Coyote to Watch: Martin Hanzal
Hanzal, who missed the Coyotes' overtime victory over the Blues Tuesday with an illness, will return to the Phoenix lineup for Thursday's showdown with the Hawks, and that is great news for a Coyotes offense that is already missing several key components, including Vrbata and Derek Morris.
During the three games before he went down with the ailment, Hanzal had 10 shots on goal and picked up an assist in each game, including two on the power play. Along with Shane Doan, Hanzal has been a crucial part of the success of a team that is currently ranked 10th on the year on the power play, so getting him back against one of the league's worst penalty killing units will provide the Coyotes with a good spark.
Blackhawk to Watch: Brandon Pirri
After getting off to a strong start for the Hawks, Pirri has cooled off considerably over the past few weeks, with only eight shots on goal during the Hawks' recent seven game offensive outburst. He did finally get off his goal scoring skid against the Winnipeg Jets last week, but as he has continued to be largely ineffective on the ice, his ice time has gone down considerably.

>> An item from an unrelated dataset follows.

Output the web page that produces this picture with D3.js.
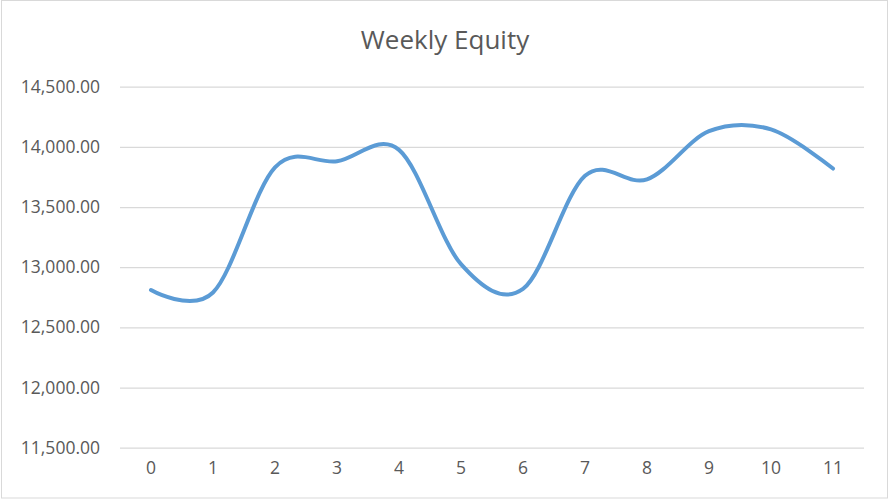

Pirri is going to have to take advantage of the Coyotes' more free-wheeling approach to defense in this game, because if he doesn't snap out of his funk soon, then the Hawks might have to explore other options at second line center. The injury to Michal Hanzdus may have bought Pirri more time, but Joel Quenneville has been notoriously impatient with Pirri in his NHL career, and he likely won't hesitate to pull the trigger on a change.